◆ Directions for this task: Find the line containing "The picture is" and copy it exactly, along with every line after it up to and including the line containing "plt.rcParams['font.family'] = ['Liberation". Copy nothing else.

◆ Dataset section:
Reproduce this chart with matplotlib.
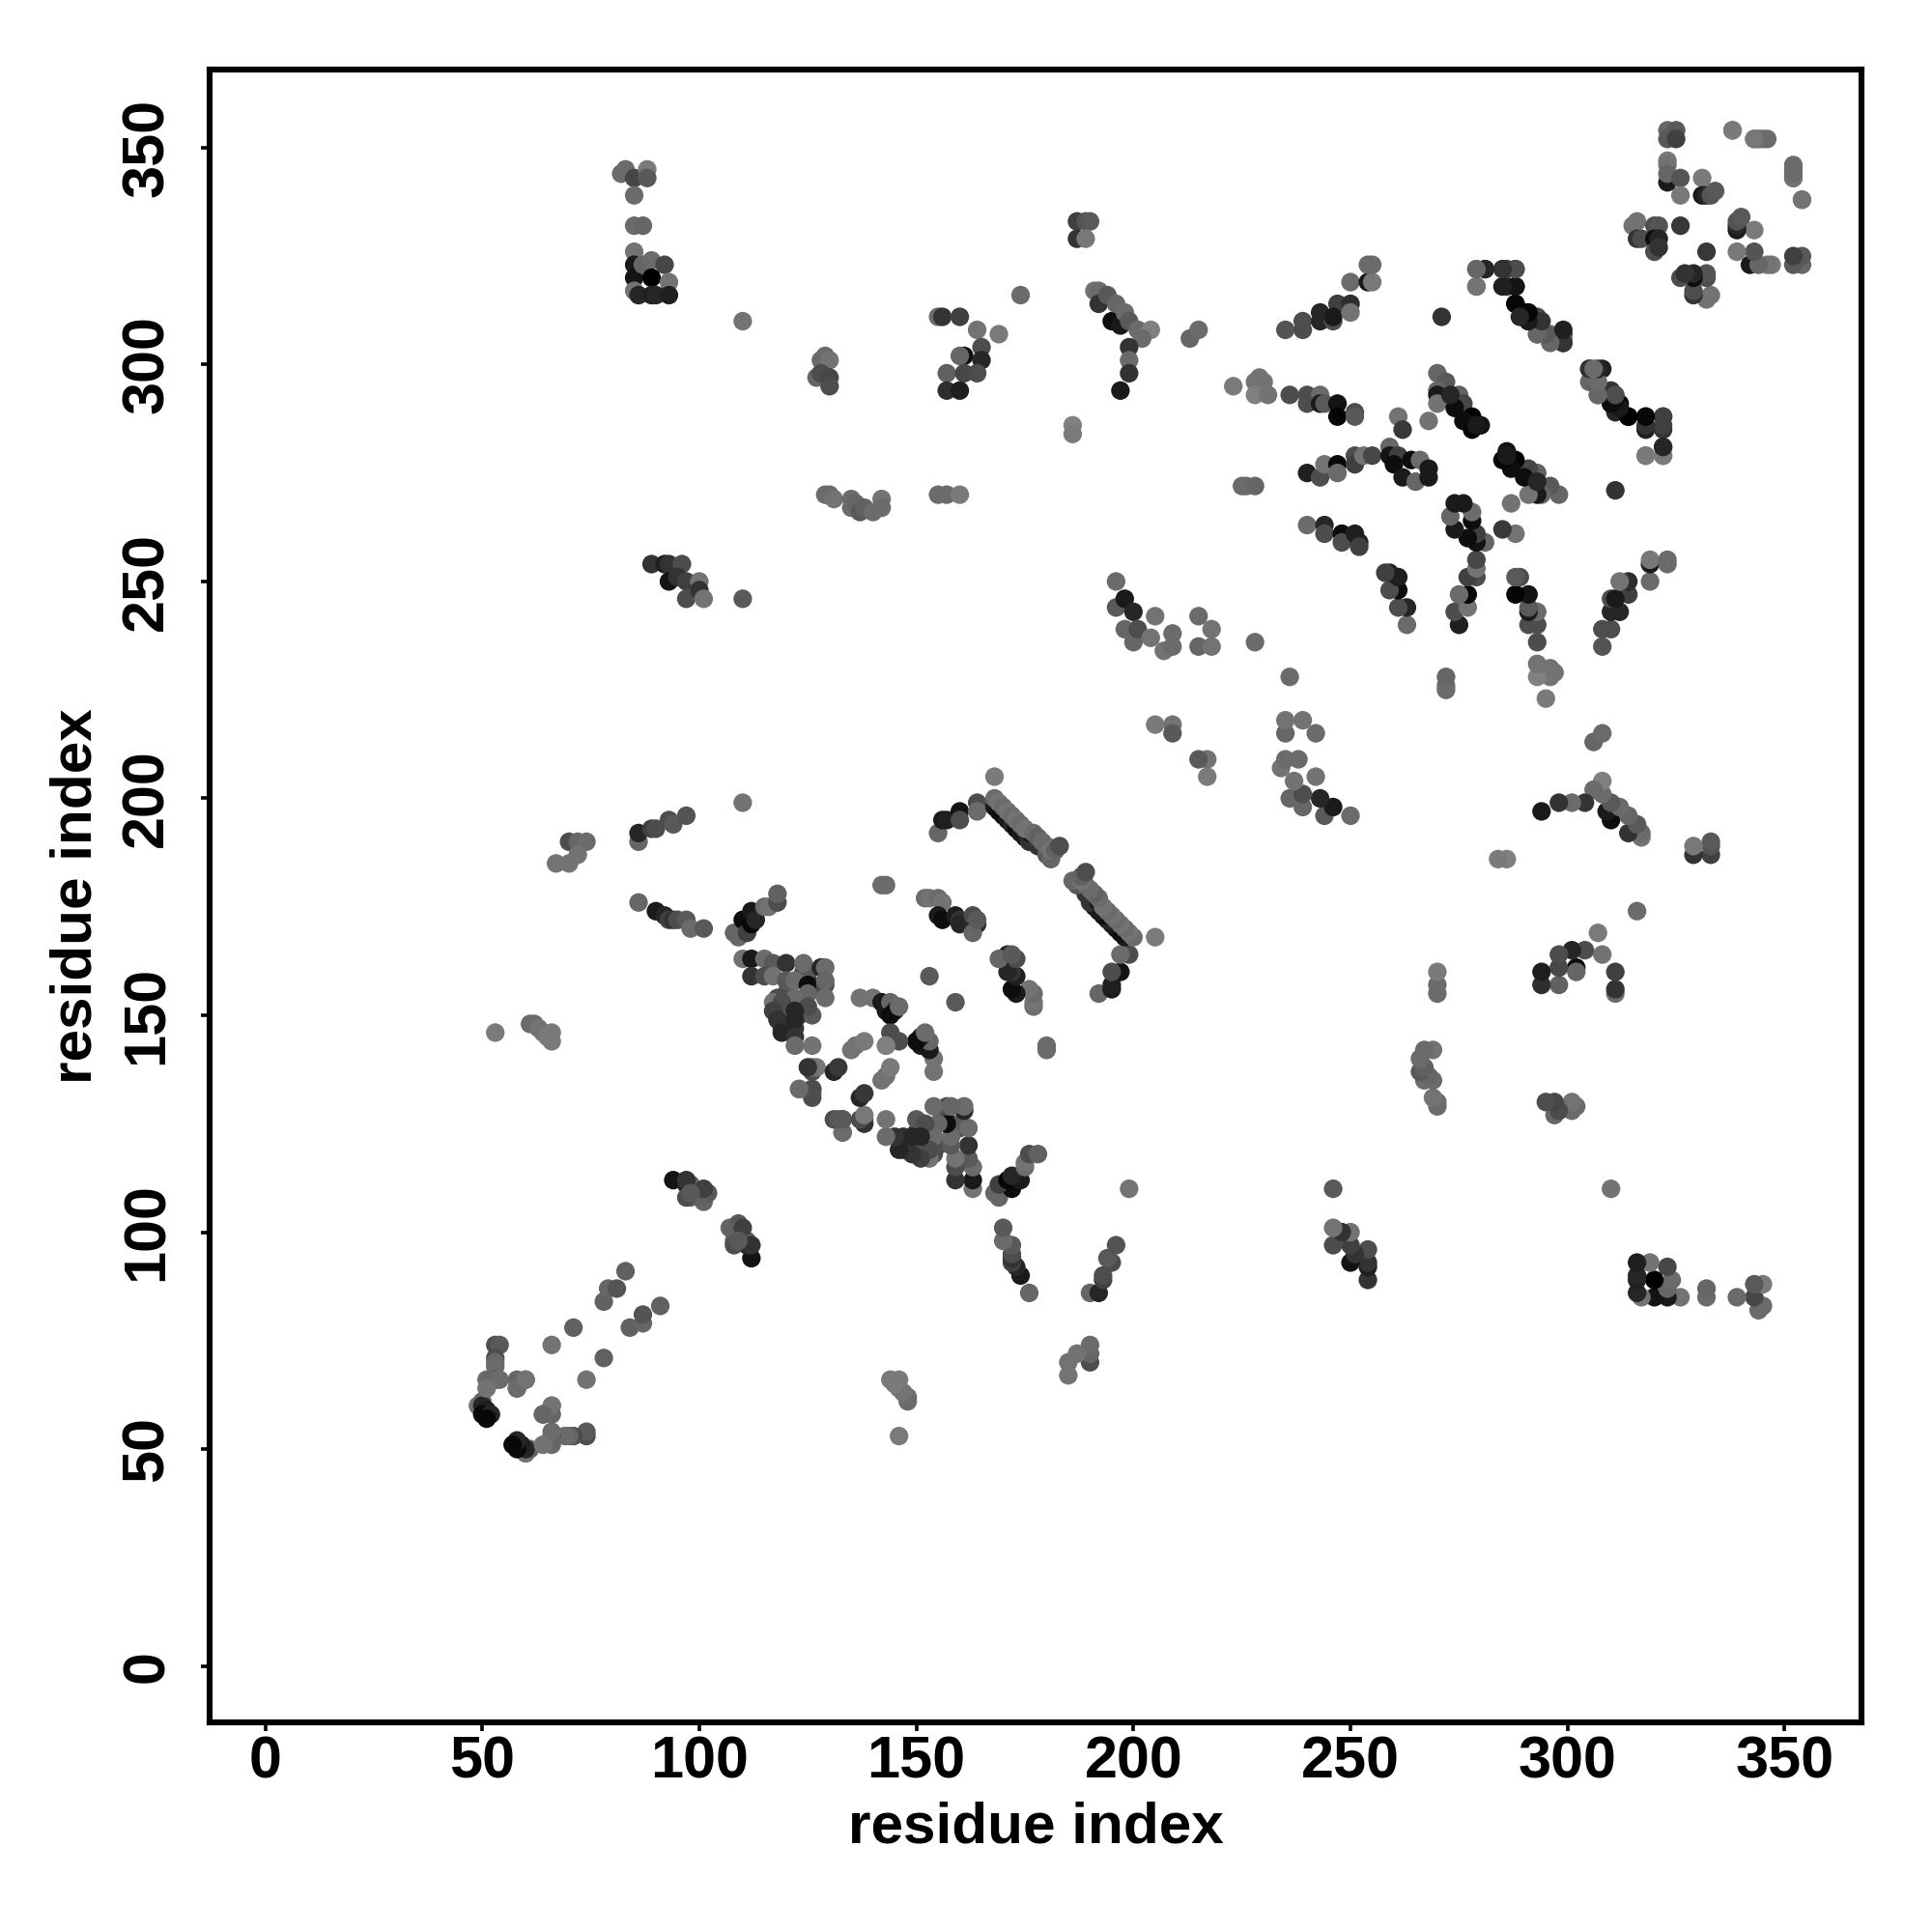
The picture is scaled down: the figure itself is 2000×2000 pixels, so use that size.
#contact map, residue index against residue index
#only one triangle is listed, the map is symmetric so every contact is drawn twice

import numpy as np
import matplotlib
matplotlib.use('Agg')
import matplotlib.pyplot as plt

plt.rcParams['font.family'] = ['Liberation Sans', 'DejaVu Sans']

#each block: first residue, second residue, grey level of the dot (0 black, 1 white)
#bottom left corner and the two thin strands going up from it
block_a = [
	(49,60,.45),(50,61,.4),(50,60,.15),(51,59,.12),(50,58,.04),(52,58,.15),(51,57,.03),
	(53,74,.3),(54,74,.35),(53,71,.3),(53,70,.4),(53,69,.42),(53,66,.3),(51,66,.42),(52,66,.4),(54,66,.42),
	(51,64,.45),(58,66,.4),(60,66,.45),(58,64,.4),(64,58,.42),(66,60,.45),
	(71,78,.38),(66,74,.45),(78,84,.38),(79,87,.4),(81,87,.33),(83,91,.38),
	(53,146,.48),(61,148,.42),(62,148,.42),(63,147,.45),(64,146,.45),(65,145,.48),(66,146,.48),(66,144,.48),
	(67,185,.45),(70,185,.45),(70,190,.3),(72,190,.4),(74,190,.42),(72,187,.45),
	(86,176,.4),(90,174,.1),(92,173,.15),(93,172,.25),(94,172,.2),(95,172,.3),(97,172,.35),(98,170,.42),(101,170,.35),
	(86,190,.4),(86,192,.15),(89,193,.25),(90,193,.3),(93,195,.3),(94,194,.35),(97,196,.33),
	(110,199,.45),(110,246,.35),(110,310,.45),
	(94,112,.08),(97,111,.15),(98,108,.42),(98,111,.38),(101,107,.4),(101,109,.1),(102,109,.35),
	(100,108,.38),(101,110,.25),(97,108,.3),(97,112,.2),(98,109,.35),
]
#top left block and its neighbours
block_b = [
	(82,344,.42),(83,345,.42),(85,343,.28),(88,345,.48),(88,343,.35),(85,339,.42),(85,332,.42),(87,332,.4),
	(85,326,.45),(85,323,.1),(85,320,.08),(85,317,.45),(86,316,.15),(87,323,.4),(89,324,.42),(92,323,.28),
	(89,320,.0),(93,319,.45),(89,316,.12),(90,316,.15),(93,316,.12),
	(89,254,.2),(92,254,.12),(93,254,.2),(96,254,.3),(93,250,.08),(95,251,.2),(97,250,.25),(100,250,.45),
	(97,246,.3),(100,248,.2),(101,246,.45),
	(127,297,.4),(128,301,.42),(129,302,.42),(130,301,.45),(128,298,.3),(130,297,.28),(130,295,.3),
	(129,270,.42),(130,270,.42),(131,269,.45),(135,269,.42),(135,267,.42),(136,268,.4),(137,266,.35),(138,267,.38),
	(140,266,.42),(142,269,.45),(142,267,.42),
	(155,270,.42),(157,270,.42),(160,270,.48),
	(155,311,.42),(156,311,.2),(160,311,.25),(164,308,.45),(169,307,.48),(165,304,.3),(161,302,.05),(160,302,.4),
	(165,301,.15),(157,298,.38),(161,298,.28),(164,298,.3),(157,294,.18),(160,294,.12),(174,316,.42),
]
#centre lower left: the strands around residues 110 to 205
block_c = [
	(108,169,.4),(109,168,.4),(110,172,.05),(111,169,.25),(112,171,.03),(112,174,.1),(113,172,.15),
	(115,175,.42),(116,175,.45),(118,176,.3),(118,178,.38),
	(119,147,.2),(119,150,.15),(118,154,.3),(120,150,.25),(122,147,.2),(123,150,.3),(120,152,.35),(120,155,.3),
	(124,160,.3),(125,158,.2),(125,160,.35),(127,156,.3),(126,150,.35),
	(110,163,.45),(112,163,.1),(115,163,.42),(117,162,.35),(120,162,.2),(124,162,.42),(128,161,.15),(129,161,.42),
	(112,159,.2),(115,159,.3),(117,159,.45),(120,158,.35),(122,158,.42),(125,157,.05),(129,157,.3),(129,158,.4),
	(129,154,.42),(125,155,.4),(122,154,.42),(117,153,.45),(119,153,.3),(125,152,.3),(122,151,.15),(117,151,.25),
	(118,149,.2),(122,149,.15),(119,146,.15),(122,145,.2),(122,143,.42),(126,143,.45),
	(135,142,.45),(136,143,.45),(138,144,.48),
	(123,133,.42),(126,132,.35),(126,133,.35),(126,137,.3),(127,138,.47),(131,137,.15),(132,138,.22),
	(133,126,.3),(131,126,.3),(133,123,.42),(138,126,.45),(138,125,.2),
	(142,180,.42),(143,180,.42),
	(152,177,.42),(153,177,.45),(155,177,.42),(156,176,.45),(155,173,.1),(156,172,.05),(159,173,.12),(160,172,.2),
	(160,171,.15),(163,173,.3),(164,171,.15),(163,169,.4),(164,172,.35),
	(137,154,.45),(140,154,.45),(142,153,.1),(143,151,.1),(144,153,.4),(145,151,.15),(144,150,.05),(146,152,.42),
	(144,146,.3),(143,143,.5),(153,159,.35),
	(155,192,.4),(156,195,.1),(157,195,.12),(160,197,.08),(160,195,.3),(164,199,.3),(164,197,.42),
	(168,205,.48),
	(168,198,.1),(169,197,.05),(170,196,.05),(171,195,.1),(172,194,.15),(173,193,.05),(174,192,.1),
	(175,191,.1),(176,190,.2),(176,192,.1),(178,189,.2),(180,187,.35),(181,186,.4),
	(168,200,.42),(169,199,.45),(170,198,.42),(171,197,.45),(172,196,.42),(173,195,.45),(174,194,.42),(175,193,.45),
	(177,192,.42),(178,191,.38),(179,190,.42),(180,189,.42),(181,188,.45),(182,188,.38),(183,189,.3),
]
#top middle: residues 185 to 255
block_d = [
	(187,333,.25),(189,333,.33),(190,333,.35),(187,329,.2),(189,329,.47),
	(186,286,.5),(186,284,.48),
	(191,317,.45),(192,317,.42),(192,314,.2),(194,316,.35),(195,310,.05),(196,314,.4),(197,309,.1),(198,312,.42),
	(199,310,.35),(201,308,.42),(204,308,.5),(202,306,.42),(199,304,.2),(199,301,.42),(199,298,.2),(197,294,.1),
	(196,250,.42),(196,244,.35),(198,246,.1),(200,243,.15),(198,239,.4),(200,236,.4),(201,239,.3),
	(204,237,.45),(205,242,.45),(207,234,.45),(209,238,.42),(209,235,.42),
	(205,217,.48),(209,217,.45),(209,215,.35),(213,306,.4),(215,308,.42),
	(215,242,.42),(218,239,.45),(215,235,.4),(218,235,.45),(228,236,.42),
	(223,295,.48),(228,296,.45),(230,296,.45),(228,293,.5),(231,293,.45),(229,297,.45),
	(225,272,.42),(226,272,.42),(228,272,.4),
	(235,308,.33),(239,308,.3),(239,310,.3),(243,312,.15),(243,310,.15),(246,310,.3),(247,314,.25),(246,311,.1),
	(250,314,.18),(250,312,.45),(250,319,.42),(254,319,.1),(255,319,.47),(254,323,.42),(255,323,.42),
	(236,293,.3),(240,293,.3),(240,291,.3),(243,293,.42),(243,291,.1),(244,291,.35),(247,291,.08),(247,288,.02),
	(251,289,.3),(251,288,.35),
	(240,275,.12),(243,274,.3),(244,277,.45),(247,277,.03),(247,275,.42),(251,279,.3),(251,277,.25),(253,279,.45),(255,279,.28),
	(240,263,.42),(244,263,.15),(244,261,.3),(248,261,.05),(248,259,.3),(251,261,.12),(252,259,.12),(252,258,.25),
]
#top right: residues 258 to 355
block_e = [
	(259,281,.4),(259,279,.08),(261,279,.25),(260,277,.05),(264,278,.05),(266,278,.42),(262,274,.1),(265,273,.4),
	(268,276,.1),(268,274,.1),(261,288,.45),(268,287,.45),(262,285,.22),
	(271,311,.2),
	(270,298,.4),(272,296,.35),(270,294,.4),(270,293,.1),(270,291,.45),(275,293,.38),(276,291,.28),(274,290,.05),
	(273,293,.15),(278,288,.02),(276,287,.05),(280,286,.08),(278,285,.02),(279,286,.1),
	(279,322,.48),(279,318,.48),(281,322,.15),(286,322,.25),(288,322,.25),(286,318,.2),(288,318,.03),(288,314,.0),
	(290,312,.1),(291,310,.05),(292,311,.05),(293,311,.3),(293,307,.4),(296,307,.42),(299,307,.15),(299,305,.2),(299,306,.42),
	(305,299,.2),(308,299,.12),(305,296,.4),(307,295,.35),(307,293,.4),(310,294,.2),(310,291,.1),(312,291,.02),
	(314,288,.02),(311,289,.15),(318,288,.08),(322,288,.3),(318,285,.12),(322,285,.2),
	(322,281,.15),(318,279,.45),(322,279,.4),
	(315,332,.45),(316,333,.45),(316,329,.2),(317,329,.3),(320,332,.3),(321,332,.33),(320,329,.05),(321,329,.15),
	(320,326,.3),(321,327,.2),(326,332,.22),
	(323,342,.1),(323,354,.4),(325,354,.35),(323,352,.35),(325,352,.25),(323,347,.47),(323,346,.45),(323,344,.4),
	(326,343,.33),(326,339,.47),(331,343,.48),(331,339,.1),(332,339,.15),(333,339,.33),(334,340,.35),
	(338,354,.45),(343,352,.45),(344,352,.42),(345,352,.42),(352,346,.42),(352,343,.47),(354,338,.48),
]

blocks = [block_a, block_b, block_c, block_d, block_e]

tick_vals = [0,50,100,150,200,250,300,350]
axis_label = 'residue index'

contacts = np.array([row for b in blocks for row in b])
res_i = contacts[:,0]
res_j = contacts[:,1]
shade = contacts[:,2]

fig = plt.figure(figsize=(10,10),dpi=200)
ax = fig.add_axes([217/2000.,1-1783/2000.,1710/2000.,1711/2000.])

xs = np.concatenate([res_i,res_j])
ys = np.concatenate([res_j,res_i])
greys = np.concatenate([shade,shade])
ax.scatter(xs,ys,s=48,c=[str(g) for g in greys],linewidths=0,zorder=3)

ax.set_xlim(-12.8,367.7)
ax.set_ylim(-13,368)
ax.set_xticks(tick_vals)
ax.set_yticks(tick_vals)
ax.tick_params(axis='both',length=3.2,width=1.3,labelsize=22)
ax.tick_params(axis='x',pad=1.7)
ax.tick_params(axis='y',pad=9.5)
for lab in ax.get_xticklabels()+ax.get_yticklabels():
	lab.set_fontweight('bold')
for lab in ax.get_yticklabels():
	lab.set_rotation(90)
	lab.set_va('center')
for sp in ax.spines.values():
	sp.set_linewidth(2.2)

ax.set_xlabel(axis_label,fontsize=21.7,fontweight='bold',va='center')
ax.set_ylabel(axis_label,fontsize=21.7,fontweight='bold',va='center')
ax.xaxis.set_label_coords(0.5,-0.0637)
ax.yaxis.set_label_coords(-0.0807,0.5)

fig.savefig('out.png',dpi=200)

◆ Result of this task:
The picture is scaled down: the figure itself is 2000×2000 pixels, so use that size.
#contact map, residue index against residue index
#only one triangle is listed, the map is symmetric so every contact is drawn twice

import numpy as np
import matplotlib
matplotlib.use('Agg')
import matplotlib.pyplot as plt

plt.rcParams['font.family'] = ['Liberation Sans', 'DejaVu Sans']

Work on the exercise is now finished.